_Exercise prompt_
Collect every line that includes the string "React".

_Entries_
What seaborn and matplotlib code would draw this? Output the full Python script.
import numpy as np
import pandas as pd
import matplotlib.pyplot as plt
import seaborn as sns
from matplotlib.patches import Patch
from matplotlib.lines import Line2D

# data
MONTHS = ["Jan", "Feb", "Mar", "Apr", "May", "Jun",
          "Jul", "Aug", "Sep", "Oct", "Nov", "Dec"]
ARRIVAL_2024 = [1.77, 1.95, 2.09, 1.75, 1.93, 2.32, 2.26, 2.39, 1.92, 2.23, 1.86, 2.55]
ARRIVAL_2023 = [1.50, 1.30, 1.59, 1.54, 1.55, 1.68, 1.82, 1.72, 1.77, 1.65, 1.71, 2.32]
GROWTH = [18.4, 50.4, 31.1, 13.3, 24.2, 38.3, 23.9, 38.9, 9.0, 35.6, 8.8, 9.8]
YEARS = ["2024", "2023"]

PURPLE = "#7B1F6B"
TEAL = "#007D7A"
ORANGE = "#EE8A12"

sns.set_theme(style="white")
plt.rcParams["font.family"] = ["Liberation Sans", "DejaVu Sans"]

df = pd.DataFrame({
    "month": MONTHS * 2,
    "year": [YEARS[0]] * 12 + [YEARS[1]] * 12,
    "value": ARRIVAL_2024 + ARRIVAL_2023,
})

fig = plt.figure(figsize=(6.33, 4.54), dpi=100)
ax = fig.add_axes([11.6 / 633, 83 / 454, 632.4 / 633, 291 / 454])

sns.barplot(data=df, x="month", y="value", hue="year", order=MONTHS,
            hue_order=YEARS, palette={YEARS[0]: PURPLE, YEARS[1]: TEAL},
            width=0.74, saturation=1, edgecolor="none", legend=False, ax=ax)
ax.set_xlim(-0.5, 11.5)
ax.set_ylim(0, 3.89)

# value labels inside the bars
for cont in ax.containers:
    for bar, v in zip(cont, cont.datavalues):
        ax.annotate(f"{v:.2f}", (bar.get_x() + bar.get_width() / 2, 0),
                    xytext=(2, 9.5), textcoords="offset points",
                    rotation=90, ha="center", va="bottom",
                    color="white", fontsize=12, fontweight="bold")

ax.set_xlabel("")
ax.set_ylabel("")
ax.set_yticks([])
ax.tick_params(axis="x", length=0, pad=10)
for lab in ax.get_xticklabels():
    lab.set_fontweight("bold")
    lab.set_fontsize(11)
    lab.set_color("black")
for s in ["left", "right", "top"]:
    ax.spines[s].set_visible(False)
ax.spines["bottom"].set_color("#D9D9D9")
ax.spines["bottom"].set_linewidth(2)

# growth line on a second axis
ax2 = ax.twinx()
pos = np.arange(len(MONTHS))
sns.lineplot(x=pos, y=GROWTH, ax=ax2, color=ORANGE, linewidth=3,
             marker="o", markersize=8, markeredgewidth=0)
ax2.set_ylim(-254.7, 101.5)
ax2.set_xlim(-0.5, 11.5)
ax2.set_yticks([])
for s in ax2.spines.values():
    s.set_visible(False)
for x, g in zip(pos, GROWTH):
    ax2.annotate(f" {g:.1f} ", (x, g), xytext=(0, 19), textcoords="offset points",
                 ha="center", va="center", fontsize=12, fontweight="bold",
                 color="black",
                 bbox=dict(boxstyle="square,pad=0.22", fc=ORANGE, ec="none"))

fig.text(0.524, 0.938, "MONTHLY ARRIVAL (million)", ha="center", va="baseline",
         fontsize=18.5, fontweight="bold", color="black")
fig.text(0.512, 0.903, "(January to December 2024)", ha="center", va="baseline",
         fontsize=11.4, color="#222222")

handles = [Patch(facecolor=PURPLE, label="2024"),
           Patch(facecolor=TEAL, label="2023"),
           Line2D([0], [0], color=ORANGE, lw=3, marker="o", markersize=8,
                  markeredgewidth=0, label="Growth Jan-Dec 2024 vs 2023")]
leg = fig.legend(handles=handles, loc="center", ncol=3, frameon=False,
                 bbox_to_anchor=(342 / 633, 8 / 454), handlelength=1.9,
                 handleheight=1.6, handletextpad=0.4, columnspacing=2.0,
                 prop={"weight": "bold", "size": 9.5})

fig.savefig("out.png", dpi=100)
...
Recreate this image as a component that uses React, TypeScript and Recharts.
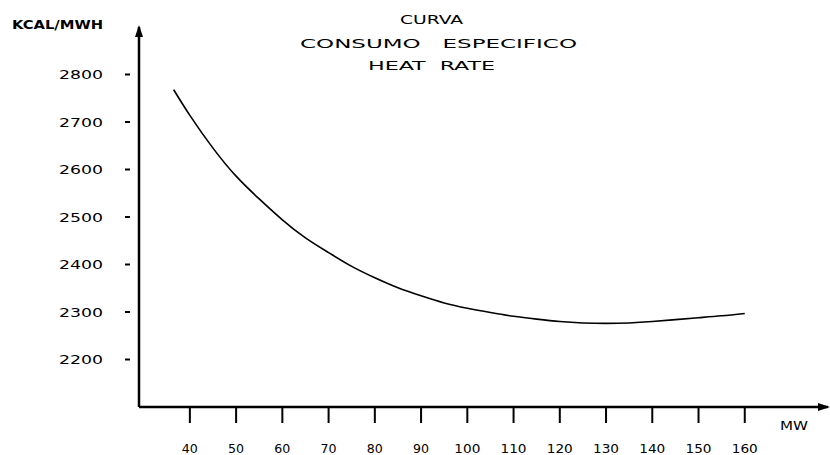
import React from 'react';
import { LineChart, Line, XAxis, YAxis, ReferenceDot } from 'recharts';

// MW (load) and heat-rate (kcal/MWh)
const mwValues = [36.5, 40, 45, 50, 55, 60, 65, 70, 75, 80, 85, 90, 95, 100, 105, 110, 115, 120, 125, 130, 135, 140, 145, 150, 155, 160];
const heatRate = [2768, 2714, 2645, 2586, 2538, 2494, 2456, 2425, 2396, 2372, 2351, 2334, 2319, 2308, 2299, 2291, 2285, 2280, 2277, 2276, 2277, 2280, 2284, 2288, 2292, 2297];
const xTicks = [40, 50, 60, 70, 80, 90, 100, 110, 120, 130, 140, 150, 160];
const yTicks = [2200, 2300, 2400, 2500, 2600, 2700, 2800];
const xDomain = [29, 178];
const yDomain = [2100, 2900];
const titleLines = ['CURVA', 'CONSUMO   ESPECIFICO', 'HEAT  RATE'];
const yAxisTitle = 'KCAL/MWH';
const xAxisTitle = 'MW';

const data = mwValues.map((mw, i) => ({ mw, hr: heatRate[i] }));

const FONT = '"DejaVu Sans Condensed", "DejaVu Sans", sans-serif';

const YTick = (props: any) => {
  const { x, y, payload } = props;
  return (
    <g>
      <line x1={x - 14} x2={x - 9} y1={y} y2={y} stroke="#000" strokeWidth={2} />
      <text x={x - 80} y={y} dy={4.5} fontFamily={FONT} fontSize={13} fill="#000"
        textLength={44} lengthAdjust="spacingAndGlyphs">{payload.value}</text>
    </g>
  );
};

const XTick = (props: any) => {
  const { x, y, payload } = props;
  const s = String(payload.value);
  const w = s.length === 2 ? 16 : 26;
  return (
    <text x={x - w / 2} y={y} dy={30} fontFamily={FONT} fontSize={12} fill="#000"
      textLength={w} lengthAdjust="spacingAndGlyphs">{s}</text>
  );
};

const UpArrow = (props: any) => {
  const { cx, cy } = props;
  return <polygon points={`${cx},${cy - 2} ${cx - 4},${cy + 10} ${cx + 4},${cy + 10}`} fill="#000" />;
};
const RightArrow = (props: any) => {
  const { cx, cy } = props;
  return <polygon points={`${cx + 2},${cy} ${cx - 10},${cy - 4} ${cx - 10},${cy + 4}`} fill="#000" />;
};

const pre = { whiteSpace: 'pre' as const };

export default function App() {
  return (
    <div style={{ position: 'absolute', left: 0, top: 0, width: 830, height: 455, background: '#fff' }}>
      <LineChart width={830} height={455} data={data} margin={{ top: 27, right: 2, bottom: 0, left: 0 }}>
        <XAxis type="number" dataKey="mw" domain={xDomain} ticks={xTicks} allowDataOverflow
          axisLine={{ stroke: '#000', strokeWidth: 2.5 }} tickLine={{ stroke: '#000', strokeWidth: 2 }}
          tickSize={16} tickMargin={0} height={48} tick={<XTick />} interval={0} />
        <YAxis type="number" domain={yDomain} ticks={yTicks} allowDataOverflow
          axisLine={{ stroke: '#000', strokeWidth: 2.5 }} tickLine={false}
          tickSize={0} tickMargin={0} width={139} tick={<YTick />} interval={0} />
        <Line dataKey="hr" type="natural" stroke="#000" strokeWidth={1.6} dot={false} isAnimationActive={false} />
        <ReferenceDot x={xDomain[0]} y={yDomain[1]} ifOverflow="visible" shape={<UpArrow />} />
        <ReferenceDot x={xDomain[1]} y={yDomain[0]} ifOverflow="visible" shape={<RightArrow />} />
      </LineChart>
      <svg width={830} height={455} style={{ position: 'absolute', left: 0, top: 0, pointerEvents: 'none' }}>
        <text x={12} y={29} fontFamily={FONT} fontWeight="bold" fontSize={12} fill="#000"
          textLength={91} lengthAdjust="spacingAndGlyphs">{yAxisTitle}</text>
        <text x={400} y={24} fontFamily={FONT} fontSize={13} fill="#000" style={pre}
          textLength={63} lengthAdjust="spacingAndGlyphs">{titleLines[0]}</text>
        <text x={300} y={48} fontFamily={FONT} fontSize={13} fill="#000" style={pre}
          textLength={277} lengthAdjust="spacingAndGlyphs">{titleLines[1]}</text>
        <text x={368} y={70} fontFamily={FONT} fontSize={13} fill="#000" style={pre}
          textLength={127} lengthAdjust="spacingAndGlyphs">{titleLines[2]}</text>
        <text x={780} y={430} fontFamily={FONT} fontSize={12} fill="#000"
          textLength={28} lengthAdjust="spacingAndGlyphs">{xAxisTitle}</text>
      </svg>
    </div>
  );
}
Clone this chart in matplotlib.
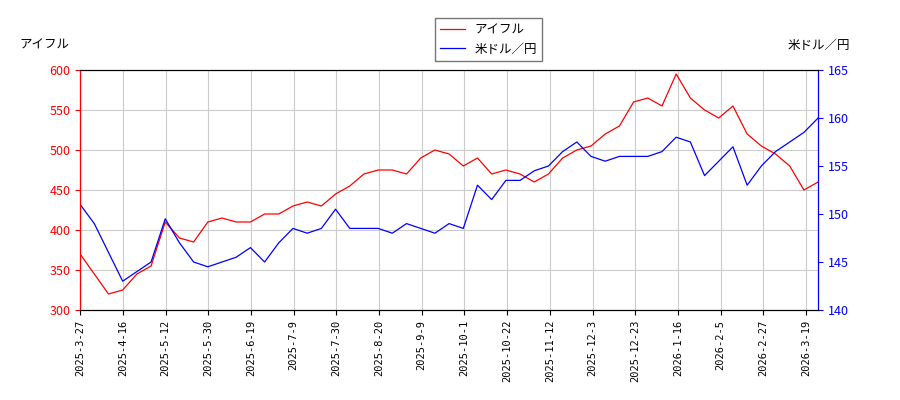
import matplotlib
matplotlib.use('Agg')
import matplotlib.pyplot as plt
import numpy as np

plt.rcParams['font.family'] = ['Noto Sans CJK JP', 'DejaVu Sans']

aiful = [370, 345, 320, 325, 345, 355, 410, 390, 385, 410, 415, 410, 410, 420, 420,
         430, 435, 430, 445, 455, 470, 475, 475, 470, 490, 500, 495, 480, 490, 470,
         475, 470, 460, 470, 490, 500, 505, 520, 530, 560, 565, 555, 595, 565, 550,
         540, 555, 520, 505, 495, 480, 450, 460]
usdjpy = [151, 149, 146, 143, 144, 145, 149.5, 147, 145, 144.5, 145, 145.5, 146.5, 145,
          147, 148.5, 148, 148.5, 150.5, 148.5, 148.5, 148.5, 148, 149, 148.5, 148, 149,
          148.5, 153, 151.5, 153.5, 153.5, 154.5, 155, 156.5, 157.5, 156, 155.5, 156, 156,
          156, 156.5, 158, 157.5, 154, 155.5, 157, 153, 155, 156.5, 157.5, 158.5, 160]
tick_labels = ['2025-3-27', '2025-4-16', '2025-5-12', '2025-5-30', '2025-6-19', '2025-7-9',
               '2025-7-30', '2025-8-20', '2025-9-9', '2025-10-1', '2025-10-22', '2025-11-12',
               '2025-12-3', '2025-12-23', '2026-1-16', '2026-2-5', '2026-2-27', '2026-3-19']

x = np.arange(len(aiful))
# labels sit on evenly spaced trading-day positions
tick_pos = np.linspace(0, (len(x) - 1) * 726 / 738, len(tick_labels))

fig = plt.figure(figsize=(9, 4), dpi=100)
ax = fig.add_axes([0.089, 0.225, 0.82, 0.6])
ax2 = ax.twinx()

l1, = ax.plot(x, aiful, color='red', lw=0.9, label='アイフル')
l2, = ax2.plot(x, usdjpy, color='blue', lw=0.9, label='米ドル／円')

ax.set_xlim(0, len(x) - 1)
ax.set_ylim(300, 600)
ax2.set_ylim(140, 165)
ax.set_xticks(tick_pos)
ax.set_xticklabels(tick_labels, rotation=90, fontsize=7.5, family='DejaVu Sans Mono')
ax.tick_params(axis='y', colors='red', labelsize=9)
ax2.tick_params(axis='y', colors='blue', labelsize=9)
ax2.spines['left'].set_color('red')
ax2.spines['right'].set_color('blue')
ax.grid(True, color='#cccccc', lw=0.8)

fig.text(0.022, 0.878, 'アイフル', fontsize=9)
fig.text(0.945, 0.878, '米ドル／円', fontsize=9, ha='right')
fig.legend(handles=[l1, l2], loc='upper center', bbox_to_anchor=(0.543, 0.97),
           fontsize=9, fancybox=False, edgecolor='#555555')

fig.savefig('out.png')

_Finished answer_
Recreate this image as a component that uses React, TypeScript and Recharts.
import React from 'react';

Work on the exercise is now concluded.